* _THE EXERCISE_: Set down, exactly as written, the lines from the top of the data to the line that holds "plt.rcParams['axes.labelweight'] = 'bold'", and omit the pictures.

* _MATERIAL PROVIDED_:
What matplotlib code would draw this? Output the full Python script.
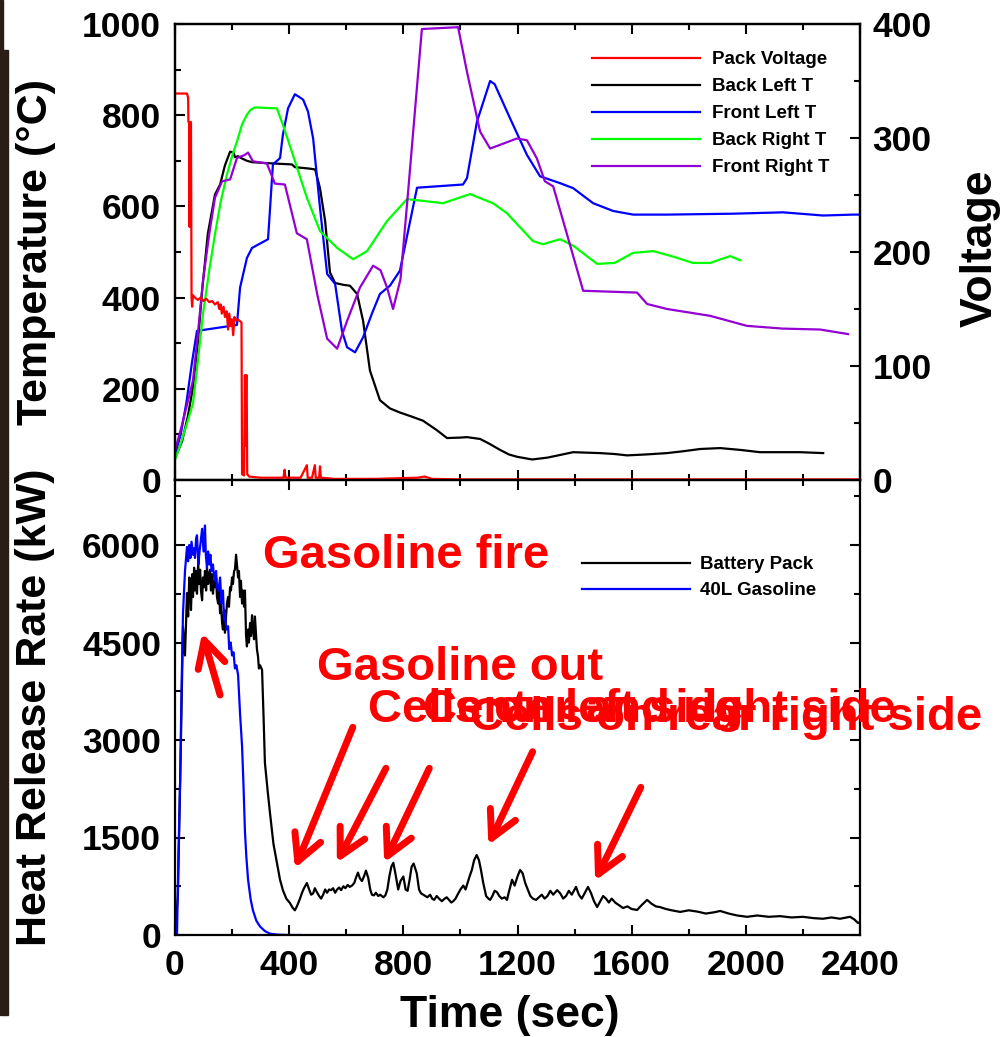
import matplotlib
matplotlib.use('Agg')
import matplotlib.pyplot as plt
from matplotlib.ticker import MultipleLocator
from matplotlib.patches import Rectangle

plt.rcParams['font.family'] = ['Liberation Sans', 'DejaVu Sans']
plt.rcParams['font.weight'] = 'bold'
plt.rcParams['axes.labelweight'] = 'bold'

# ---------------- data (time in s) ----------------
pack_voltage = [(0, 339), (42, 339), (46, 335), (47, 314), (50, 314), (51, 222), (52, 314), (56, 314),
                (58, 160), (60, 152), (63, 162), (70, 160), (80, 158), (90, 160), (100, 157), (110, 159),
                (120, 156), (130, 157), (140, 154), (150, 156), (155, 150), (160, 154), (164, 146),
                (170, 152), (175, 143), (181, 148), (186, 132), (190, 146), (195, 135), (199, 141),
                (204, 127), (208, 143), (213, 140), (218, 141), (225, 140), (233, 138), (235, 5),
                (242, 4), (245, 92), (247, 30), (249, 90), (251, 92), (253, 5), (260, 3), (300, 2),
                (380, 2), (384, 9), (387, 2), (440, 2), (462, 13), (465, 2), (480, 2), (490, 13),
                (493, 2), (505, 2), (508, 12), (511, 2), (560, 1), (700, 1), (850, 2), (875, 3),
                (900, 1), (1000, 0.5), (1500, 0.5), (2000, 0.5), (2400, 0.5)]

back_left = [(0, 48), (25, 85), (45, 140), (63, 203), (80, 300), (95, 415), (115, 540), (140, 626),
             (158, 648), (175, 690), (193, 720), (205, 718), (210, 708), (221, 710), (235, 705),
             (252, 700), (270, 697), (320, 695), (350, 694), (380, 693), (410, 692), (420, 686),
             (470, 683), (491, 681), (508, 640), (526, 568), (543, 455), (561, 432), (590, 428),
             (613, 426), (638, 408), (659, 349), (683, 240), (718, 175), (753, 157), (788, 148),
             (834, 138), (869, 130), (918, 109), (953, 92), (999, 93), (1023, 94), (1069, 90),
             (1100, 80), (1139, 66), (1170, 56), (1198, 51), (1251, 45), (1304, 49), (1350, 55),
             (1395, 61), (1440, 60), (1489, 59), (1540, 57), (1584, 54), (1650, 56), (1724, 59),
             (1780, 63), (1840, 68), (1910, 70), (1980, 66), (2050, 61), (2120, 61), (2190, 61),
             (2271, 59)]

front_left = [(0, 55), (20, 100), (40, 170), (60, 260), (77, 327), (217, 340), (228, 422), (252, 487),
              (270, 509), (326, 528), (343, 692), (368, 706), (378, 757), (396, 815), (420, 846),
              (435, 840), (449, 834), (466, 808), (484, 749), (508, 597), (533, 452), (561, 430),
              (585, 327), (603, 291), (631, 280), (659, 313), (690, 365), (718, 408), (753, 426),
              (788, 459), (848, 641), (1009, 648), (1023, 662), (1058, 786), (1104, 875),
              (1120, 868), (1174, 793), (1233, 713), (1279, 666), (1349, 651), (1395, 640),
              (1465, 607), (1535, 590), (1605, 582), (1724, 582), (1955, 584), (2130, 587),
              (2271, 580), (2376, 582), (2400, 582)]

back_right = [(0, 45), (20, 80), (40, 120), (63, 168), (80, 260), (98, 364), (120, 460), (140, 539),
              (160, 610), (182, 670), (200, 710), (217, 742), (235, 780), (252, 801), (265, 812),
              (280, 817), (357, 815), (378, 779), (413, 713), (462, 619), (508, 546), (568, 509),
              (624, 484), (673, 502), (743, 568), (813, 616), (870, 612), (939, 607), (1034, 627),
              (1114, 607), (1163, 585), (1254, 524), (1289, 517), (1349, 528), (1395, 514),
              (1479, 474), (1540, 476), (1605, 498), (1675, 502), (1745, 490), (1815, 476),
              (1875, 476), (1945, 491), (1980, 482)]

front_right = [(0, 65), (20, 110), (40, 160), (63, 218), (80, 320), (98, 437), (120, 540), (140, 619),
               (165, 655), (193, 659), (217, 706), (245, 713), (256, 718), (273, 699), (322, 694),
               (350, 650), (385, 648), (427, 541), (462, 528), (498, 408), (533, 310), (568, 288),
               (603, 349), (648, 422), (694, 470), (720, 460), (743, 422), (764, 375), (790, 440),
               (813, 605), (865, 989), (992, 993), (1023, 895), (1069, 764), (1104, 727),
               (1139, 735), (1198, 749), (1233, 745), (1268, 705), (1296, 655), (1325, 644),
               (1360, 568), (1430, 415), (1619, 411), (1654, 386), (1724, 375), (1875, 360),
               (2004, 338), (2130, 332), (2260, 330), (2358, 320)]

battery_pack = [(0, 0), (10, 600), (20, 2800), (28, 4740), (35, 4300), (42, 5260), (46, 4900), (50, 5500),
                (53, 5460), (56, 5000), (60, 5550), (63, 5200), (67, 5650), (70, 5300), (74, 5600),
                (77, 5250), (81, 5700), (84, 5400), (88, 5620), (91, 5300), (95, 5150), (98, 5500),
                (102, 5350), (105, 5600), (109, 5300), (112, 5650), (116, 5400), (119, 5550),
                (123, 5620), (126, 5300), (130, 5550), (133, 5250), (137, 5450), (140, 5350),
                (144, 5500), (147, 5200), (151, 5100), (154, 5300), (158, 4950), (161, 5100),
                (165, 4800), (168, 4700), (172, 5000), (175, 4650), (179, 4900), (182, 5100),
                (186, 5200), (189, 5050), (193, 5350), (196, 5300), (200, 5500), (203, 5400),
                (207, 5600), (210, 5620), (214, 5850), (217, 5700), (221, 5500), (224, 5600),
                (228, 5200), (231, 5450), (235, 5100), (238, 5300), (242, 5050), (245, 5300),
                (249, 4600), (252, 4440), (256, 4700), (259, 4500), (263, 4800), (266, 4600),
                (270, 4920), (273, 4700), (277, 4550), (280, 4900), (284, 4600), (287, 4400),
                (291, 4280), (294, 4100), (298, 4150), (305, 4080), (310, 3400), (315, 2650),
                (325, 2200), (333, 1870), (345, 1400), (357, 1110), (368, 850), (378, 690),
                (390, 560), (403, 490), (412, 420), (420, 380), (428, 450), (438, 560), (445, 650),
                (452, 720), (462, 800), (470, 700), (477, 620), (484, 640), (490, 720), (497, 660),
                (505, 600), (512, 560), (519, 620), (526, 700), (533, 650), (540, 700), (547, 690),
                (554, 720), (561, 650), (568, 700), (575, 730), (582, 690), (590, 750), (597, 720),
                (605, 770), (612, 740), (620, 760), (628, 800), (634, 880), (641, 960), (648, 870),
                (655, 830), (662, 900), (669, 990), (677, 880), (684, 700), (690, 620), (697, 610),
                (704, 650), (712, 600), (719, 620), (730, 580), (737, 610), (744, 700), (751, 900),
                (758, 1050), (765, 1110), (772, 950), (782, 700), (790, 830), (800, 900), (808, 700),
                (815, 680), (822, 850), (829, 1050), (836, 1100), (847, 950), (855, 700), (862, 640),
                (870, 620), (877, 600), (884, 580), (894, 620), (901, 560), (908, 540), (917, 600),
                (925, 560), (935, 520), (945, 560), (952, 580), (960, 540), (968, 500), (975, 520),
                (983, 560), (990, 620), (1000, 700), (1010, 760), (1018, 700), (1025, 800),
                (1032, 900), (1040, 1000), (1048, 1150), (1057, 1230), (1065, 1150), (1072, 1000),
                (1080, 800), (1090, 600), (1098, 560), (1104, 540), (1112, 600), (1120, 680),
                (1128, 660), (1136, 600), (1145, 560), (1155, 580), (1163, 540), (1172, 700),
                (1181, 850), (1190, 760), (1200, 900), (1209, 1000), (1218, 950), (1227, 800),
                (1236, 700), (1245, 600), (1254, 560), (1265, 540), (1275, 580), (1285, 620),
                (1295, 560), (1305, 600), (1315, 680), (1325, 620), (1339, 690), (1350, 640),
                (1360, 560), (1370, 600), (1380, 680), (1390, 620), (1405, 740), (1415, 620),
                (1425, 560), (1435, 640), (1447, 740), (1458, 640), (1468, 520), (1479, 430),
                (1490, 520), (1500, 600), (1510, 560), (1520, 500), (1530, 560), (1542, 500),
                (1555, 460), (1570, 415), (1585, 440), (1600, 400), (1619, 385), (1635, 460),
                (1654, 540), (1670, 480), (1685, 440), (1699, 430), (1720, 400), (1740, 380),
                (1770, 355), (1800, 380), (1830, 360), (1860, 330), (1890, 350), (1910, 370),
                (1940, 330), (1970, 300), (2004, 280), (2040, 300), (2080, 280), (2120, 290),
                (2160, 270), (2200, 280), (2236, 260), (2270, 250), (2300, 270), (2330, 250),
                (2365, 280), (2380, 240), (2393, 185), (2400, 200)]

gasoline = [(0, 0), (7, 0), (12, 1200), (18, 2380), (23, 3800), (28, 4950), (35, 5600), (42, 5970),
            (46, 5750), (50, 6000), (54, 5800), (58, 6050), (63, 5850), (67, 5950), (70, 5800),
            (74, 6100), (77, 6150), (82, 5700), (86, 5900), (90, 6050), (95, 6250), (100, 5900),
            (105, 6300), (108, 5850), (112, 5650), (116, 5900), (120, 5700), (124, 5850), (128, 5600),
            (133, 5700), (137, 5500), (140, 5450), (144, 5600), (147, 5350), (152, 5300), (158, 5500),
            (163, 5100), (168, 5300), (172, 4850), (175, 4950), (180, 4700), (186, 4750), (190, 4400),
            (195, 4500), (200, 4300), (205, 4350), (210, 4100), (215, 4150), (221, 4000), (228, 3400),
            (235, 2900), (240, 2300), (245, 1600), (250, 1200), (256, 850), (265, 550), (273, 380),
            (285, 220), (298, 130), (315, 60), (333, 20), (360, 5), (400, 0), (438, 0)]

# annotations (text left/baseline position, arrows tail -> head), in data units
notes = ["Gasoline fire", "Gasoline out", "Cells on left side", "Center and right side",
         "Cells on rear right side"]
note_t = [308, 498, 676, 869, 1034]
note_q = [5646, 3923, 3277, 3277, 3154]
arrow_tail = [(158, 3692), (623, 3195), (739, 2565), (891, 2565), (1253, 2820), (1632, 2272)]
arrow_head = [(95, 4646), (420, 1026), (567, 1113), (733, 1113), (1098, 1385), (1472, 835)]


def xy(series):
    return [p[0] for p in series], [p[1] for p in series]


W, H = 1006, 1037
fig = plt.figure(figsize=(W / 100, H / 100), dpi=100)


def fx(px):
    return px / W


def fy(py):
    return 1 - py / H


L, R = 175, 860
ax1 = fig.add_axes([fx(L), fy(480), (R - L) / W, (480 - 24) / H])
ax2 = fig.add_axes([fx(L), fy(935), (R - L) / W, (935 - 480) / H], sharex=ax1)
axv = ax1.twinx()

lw = 1.6
h_bl, = ax1.plot(*xy(back_left), color='black', lw=lw, label='Back Left T')
h_fl, = ax1.plot(*xy(front_left), color='#0000ff', lw=lw, label='Front Left T')
h_br, = ax1.plot(*xy(back_right), color='#00ff00', lw=lw, label='Back Right T')
h_fr, = ax1.plot(*xy(front_right), color='#9400d3', lw=lw, label='Front Right T')
h_pv, = axv.plot(*xy(pack_voltage), color='#ff0000', lw=lw, label='Pack Voltage')

ax2.plot(*xy(battery_pack), color='black', lw=lw, label='Battery Pack')
ax2.plot(*xy(gasoline), color='#0000ff', lw=lw, label='40L Gasoline')

ax1.set_xlim(0, 2400)
ax1.set_ylim(0, 1000)
axv.set_ylim(0, 400)
ax2.set_ylim(0, 7000)

ax2.xaxis.set_major_locator(MultipleLocator(400))
ax2.xaxis.set_minor_locator(MultipleLocator(200))
ax1.yaxis.set_major_locator(MultipleLocator(200))
ax1.yaxis.set_minor_locator(MultipleLocator(100))
axv.yaxis.set_major_locator(MultipleLocator(100))
axv.yaxis.set_minor_locator(MultipleLocator(50))
ax2.yaxis.set_major_locator(MultipleLocator(1500))
ax2.yaxis.set_minor_locator(MultipleLocator(750))

for ax in (ax1, ax2, axv):
    for s in ax.spines.values():
        s.set_linewidth(1.6)
    ax.tick_params(which='both', direction='in', width=1.5, labelsize=25.5)
    ax.tick_params(which='major', length=7)
    ax.tick_params(which='minor', length=4)

ax1.tick_params(which='both', top=True, right=False, labelbottom=False)
ax1.tick_params(axis='y', pad=10)
axv.tick_params(axis='y', pad=9)
ax2.tick_params(which='both', top=True, right=True)
ax2.tick_params(axis='y', pad=10)
ax2.tick_params(axis='x', pad=10)

ax1.set_ylabel('Temperature (°C)', fontsize=31, va='center')
ax1.yaxis.set_label_coords((36 - L) / (R - L), 0.5)
ax2.set_ylabel('Heat Release Rate (kW)', fontsize=31, va='center')
ax2.yaxis.set_label_coords((35 - L) / (R - L), 0.5)
axv.set_ylabel('Voltage', fontsize=32, va='center')
axv.yaxis.set_label_coords((980 - L) / (R - L), (480 - 248) / 456)
ax2.set_xlabel('Time (sec)', fontsize=32, va='center')
ax2.xaxis.set_label_coords((510 - L) / (R - L), (935 - 1015) / 455)

axv.legend([h_pv, h_bl, h_fl, h_br, h_fr],
           ['Pack Voltage', 'Back Left T', 'Front Left T', 'Back Right T', 'Front Right T'],
           loc='upper left', bbox_to_anchor=(fx(592), fy(51)), bbox_transform=fig.transFigure,
           frameon=False, fontsize=13.5, handlelength=5.76, handletextpad=0.64,
           labelspacing=0.53, borderpad=0, borderaxespad=0)
ax2.legend(loc='upper left', bbox_to_anchor=(fx(582), fy(556)), bbox_transform=fig.transFigure,
           frameon=False, fontsize=13.5, handlelength=5.76, handletextpad=0.53,
           labelspacing=0.47, borderpad=0, borderaxespad=0)

for txt, t, q in zip(notes, note_t, note_q):
    ax2.text(t, q, txt, color='#ff0000', fontsize=34, fontweight='bold', ha='left', va='baseline')

for (tt, tq), (ht, hq) in zip(arrow_tail, arrow_head):
    ax2.annotate('', xy=(ht, hq), xytext=(tt, tq),
                 arrowprops=dict(arrowstyle='->,head_length=1.9,head_width=1.0', color='#ff0000',
                                 lw=5, mutation_scale=10, shrinkA=0, shrinkB=0))

# dark photo strip at the left edge of the original picture
fig.patches.append(Rectangle((0, fy(1015)), fx(8), (1015 - 50) / H, transform=fig.transFigure,
                             color='#2a1d17', zorder=0))
fig.patches.append(Rectangle((0, fy(50)), fx(3), 50 / H, transform=fig.transFigure,
                             color='#2a1d17', zorder=0))

fig.savefig('out.png', dpi=100)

* _THE COMPLETED TASK_:
What matplotlib code would draw this? Output the full Python script.
import matplotlib
matplotlib.use('Agg')
import matplotlib.pyplot as plt
from matplotlib.ticker import MultipleLocator
from matplotlib.patches import Rectangle

plt.rcParams['font.family'] = ['Liberation Sans', 'DejaVu Sans']
plt.rcParams['font.weight'] = 'bold'
plt.rcParams['axes.labelweight'] = 'bold'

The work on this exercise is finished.